Andreas Schultze Germany, 1955

He is one of the great individualists of German painting. Based in Cologne, he has been associated with the gallery since 1983. Since the early 1980s, Schulze has deliberately positioned his work outside prevailing painterly trends, developing a distinctive visual language that combines representation with the absurd.
 
His paintings defamiliarize basic design, architectural, and everyday forms, oscillating between gentle irony and quiet menace, comfort and unease.
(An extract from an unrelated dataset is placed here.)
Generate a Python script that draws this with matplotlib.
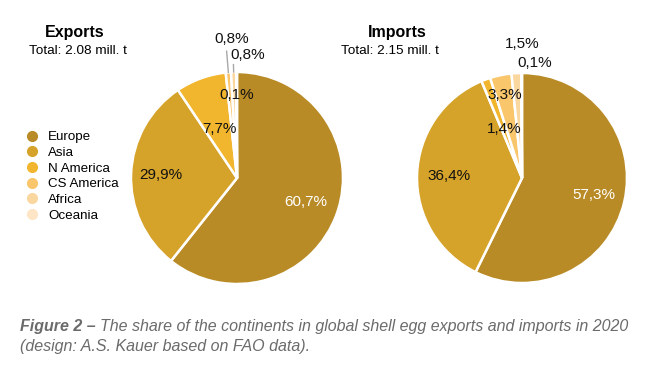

Drawing from a repertoire of middle-class emblems—peas, geraniums, sofas, cars, porcelain dishes, windows, or prefabricated houses—Schulze arranges commonplace objects into humorous yet unsettling tableaux. Interiors and landscapes merge, geometric and biomorphic forms collide, and familiar motifs reappear in recurring series of spheres, windows, and cars that resemble playful assemblages.
 
While his work engages with art historical references ranging from Oskar Schlemmer’s Triadic Ballet to Pop Art, Surrealism, and naïve painting, Schulze resists avant-garde grandiosity. Balancing abstraction and figuration, his images remain recognizable yet destabilized, often appearing inflated, soft, or strangely surreal.
 
Through radical simplification and painterly humor, Schulze exposes the blind spots of bourgeois life—mocking its fetishes while simultaneously acknowledging the comfort and reassurance they provide.